══ Given information ══

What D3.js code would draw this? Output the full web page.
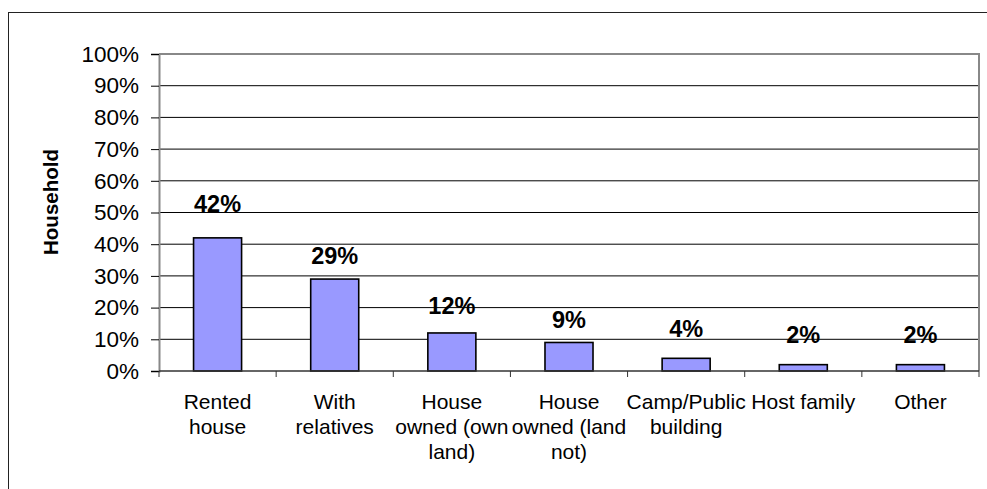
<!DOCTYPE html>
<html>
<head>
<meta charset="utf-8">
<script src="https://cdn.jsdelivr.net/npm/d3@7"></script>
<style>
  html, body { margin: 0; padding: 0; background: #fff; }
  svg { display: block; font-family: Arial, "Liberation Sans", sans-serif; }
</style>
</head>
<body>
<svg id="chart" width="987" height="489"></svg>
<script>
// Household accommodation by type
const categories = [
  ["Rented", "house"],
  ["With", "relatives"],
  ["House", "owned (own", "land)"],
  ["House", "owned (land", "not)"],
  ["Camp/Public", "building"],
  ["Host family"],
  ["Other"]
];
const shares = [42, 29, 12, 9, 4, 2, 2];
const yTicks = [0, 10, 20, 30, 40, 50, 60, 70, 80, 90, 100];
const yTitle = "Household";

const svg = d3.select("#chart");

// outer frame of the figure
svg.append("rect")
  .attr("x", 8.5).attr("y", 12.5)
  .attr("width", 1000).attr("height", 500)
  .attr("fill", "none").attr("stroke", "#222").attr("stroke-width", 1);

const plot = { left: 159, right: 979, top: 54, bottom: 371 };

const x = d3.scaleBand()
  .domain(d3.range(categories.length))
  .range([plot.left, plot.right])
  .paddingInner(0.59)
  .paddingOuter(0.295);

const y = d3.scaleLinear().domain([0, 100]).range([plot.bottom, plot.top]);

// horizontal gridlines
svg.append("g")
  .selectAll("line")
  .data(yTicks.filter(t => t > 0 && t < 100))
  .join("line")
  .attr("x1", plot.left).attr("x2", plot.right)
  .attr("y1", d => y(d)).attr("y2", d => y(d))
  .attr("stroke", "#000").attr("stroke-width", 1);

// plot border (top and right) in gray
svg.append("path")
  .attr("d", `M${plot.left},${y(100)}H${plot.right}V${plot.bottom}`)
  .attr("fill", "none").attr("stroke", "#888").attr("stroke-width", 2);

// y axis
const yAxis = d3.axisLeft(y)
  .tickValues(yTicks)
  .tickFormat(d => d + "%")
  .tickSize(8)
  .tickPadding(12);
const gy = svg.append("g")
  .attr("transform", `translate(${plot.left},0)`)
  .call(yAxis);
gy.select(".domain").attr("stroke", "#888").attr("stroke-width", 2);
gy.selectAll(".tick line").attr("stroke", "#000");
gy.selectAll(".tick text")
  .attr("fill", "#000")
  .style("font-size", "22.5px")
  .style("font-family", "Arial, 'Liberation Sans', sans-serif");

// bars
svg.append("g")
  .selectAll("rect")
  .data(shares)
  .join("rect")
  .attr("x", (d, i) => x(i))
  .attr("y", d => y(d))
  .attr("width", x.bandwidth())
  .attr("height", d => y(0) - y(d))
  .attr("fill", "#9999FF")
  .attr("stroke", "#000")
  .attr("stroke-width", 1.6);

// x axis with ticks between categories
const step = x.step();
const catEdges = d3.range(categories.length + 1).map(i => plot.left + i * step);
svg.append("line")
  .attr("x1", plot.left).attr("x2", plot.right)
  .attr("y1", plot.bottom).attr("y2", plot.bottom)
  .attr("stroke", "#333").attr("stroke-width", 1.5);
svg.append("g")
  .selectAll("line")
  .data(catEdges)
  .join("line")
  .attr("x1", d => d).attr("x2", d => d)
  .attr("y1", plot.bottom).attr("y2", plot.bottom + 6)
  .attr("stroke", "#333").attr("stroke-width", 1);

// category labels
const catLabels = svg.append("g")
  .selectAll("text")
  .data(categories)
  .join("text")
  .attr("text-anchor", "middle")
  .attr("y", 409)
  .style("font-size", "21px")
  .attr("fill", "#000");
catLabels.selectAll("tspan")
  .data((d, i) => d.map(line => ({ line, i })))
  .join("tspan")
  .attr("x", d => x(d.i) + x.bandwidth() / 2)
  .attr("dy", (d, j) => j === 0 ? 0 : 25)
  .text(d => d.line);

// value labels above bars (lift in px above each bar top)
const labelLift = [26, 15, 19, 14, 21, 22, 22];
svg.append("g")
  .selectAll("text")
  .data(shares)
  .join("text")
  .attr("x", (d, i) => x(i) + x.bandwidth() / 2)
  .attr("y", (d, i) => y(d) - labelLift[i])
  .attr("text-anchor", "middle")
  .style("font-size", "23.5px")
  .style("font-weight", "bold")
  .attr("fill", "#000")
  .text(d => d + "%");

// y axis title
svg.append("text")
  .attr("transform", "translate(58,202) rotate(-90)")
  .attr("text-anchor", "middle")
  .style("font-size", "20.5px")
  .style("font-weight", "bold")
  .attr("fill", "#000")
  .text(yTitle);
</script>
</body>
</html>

═══

§ **Work required**
Retype everything in the material word for word, minus pictures.

§ **Response to this exercise**
What D3.js code would draw this? Output the full web page.
<!DOCTYPE html>
<html>
<head>
<meta charset="utf-8">
<script src="https://cdn.jsdelivr.net/npm/d3@7"></script>
<style>
  html, body { margin: 0; padding: 0; background: #fff; }
  svg { display: block; font-family: Arial, "Liberation Sans", sans-serif; }
</style>
</head>
<body>
<svg id="chart" width="987" height="489"></svg>
<script>
// Household accommodation by type
const categories = [
  ["Rented", "house"],
  ["With", "relatives"],
  ["House", "owned (own", "land)"],
  ["House", "owned (land", "not)"],
  ["Camp/Public", "building"],
  ["Host family"],
  ["Other"]
];
const shares = [42, 29, 12, 9, 4, 2, 2];
const yTicks = [0, 10, 20, 30, 40, 50, 60, 70, 80, 90, 100];
const yTitle = "Household";

const svg = d3.select("#chart");

// outer frame of the figure
svg.append("rect")
  .attr("x", 8.5).attr("y", 12.5)
  .attr("width", 1000).attr("height", 500)
  .attr("fill", "none").attr("stroke", "#222").attr("stroke-width", 1);

const plot = { left: 159, right: 979, top: 54, bottom: 371 };

const x = d3.scaleBand()
  .domain(d3.range(categories.length))
  .range([plot.left, plot.right])
  .paddingInner(0.59)
  .paddingOuter(0.295);

const y = d3.scaleLinear().domain([0, 100]).range([plot.bottom, plot.top]);

// horizontal gridlines
svg.append("g")
  .selectAll("line")
  .data(yTicks.filter(t => t > 0 && t < 100))
  .join("line")
  .attr("x1", plot.left).attr("x2", plot.right)
  .attr("y1", d => y(d)).attr("y2", d => y(d))
  .attr("stroke", "#000").attr("stroke-width", 1);

// plot border (top and right) in gray
svg.append("path")
  .attr("d", `M${plot.left},${y(100)}H${plot.right}V${plot.bottom}`)
  .attr("fill", "none").attr("stroke", "#888").attr("stroke-width", 2);

// y axis
const yAxis = d3.axisLeft(y)
  .tickValues(yTicks)
  .tickFormat(d => d + "%")
  .tickSize(8)
  .tickPadding(12);
const gy = svg.append("g")
  .attr("transform", `translate(${plot.left},0)`)
  .call(yAxis);
gy.select(".domain").attr("stroke", "#888").attr("stroke-width", 2);
gy.selectAll(".tick line").attr("stroke", "#000");
gy.selectAll(".tick text")
  .attr("fill", "#000")
  .style("font-size", "22.5px")
  .style("font-family", "Arial, 'Liberation Sans', sans-serif");

// bars
svg.append("g")
  .selectAll("rect")
  .data(shares)
  .join("rect")
  .attr("x", (d, i) => x(i))
  .attr("y", d => y(d))
  .attr("width", x.bandwidth())
  .attr("height", d => y(0) - y(d))
  .attr("fill", "#9999FF")
  .attr("stroke", "#000")
  .attr("stroke-width", 1.6);

// x axis with ticks between categories
const step = x.step();
const catEdges = d3.range(categories.length + 1).map(i => plot.left + i * step);
svg.append("line")
  .attr("x1", plot.left).attr("x2", plot.right)
  .attr("y1", plot.bottom).attr("y2", plot.bottom)
  .attr("stroke", "#333").attr("stroke-width", 1.5);
svg.append("g")
  .selectAll("line")
  .data(catEdges)
  .join("line")
  .attr("x1", d => d).attr("x2", d => d)
  .attr("y1", plot.bottom).attr("y2", plot.bottom + 6)
  .attr("stroke", "#333").attr("stroke-width", 1);

// category labels
const catLabels = svg.append("g")
  .selectAll("text")
  .data(categories)
  .join("text")
  .attr("text-anchor", "middle")
  .attr("y", 409)
  .style("font-size", "21px")
  .attr("fill", "#000");
catLabels.selectAll("tspan")
  .data((d, i) => d.map(line => ({ line, i })))
  .join("tspan")
  .attr("x", d => x(d.i) + x.bandwidth() / 2)
  .attr("dy", (d, j) => j === 0 ? 0 : 25)
  .text(d => d.line);

// value labels above bars (lift in px above each bar top)
const labelLift = [26, 15, 19, 14, 21, 22, 22];
svg.append("g")
  .selectAll("text")
  .data(shares)
  .join("text")
  .attr("x", (d, i) => x(i) + x.bandwidth() / 2)
  .attr("y", (d, i) => y(d) - labelLift[i])
  .attr("text-anchor", "middle")
  .style("font-size", "23.5px")
  .style("font-weight", "bold")
  .attr("fill", "#000")
  .text(d => d + "%");

// y axis title
svg.append("text")
  .attr("transform", "translate(58,202) rotate(-90)")
  .attr("text-anchor", "middle")
  .style("font-size", "20.5px")
  .style("font-weight", "bold")
  .attr("fill", "#000")
  .text(yTitle);
</script>
</body>
</html>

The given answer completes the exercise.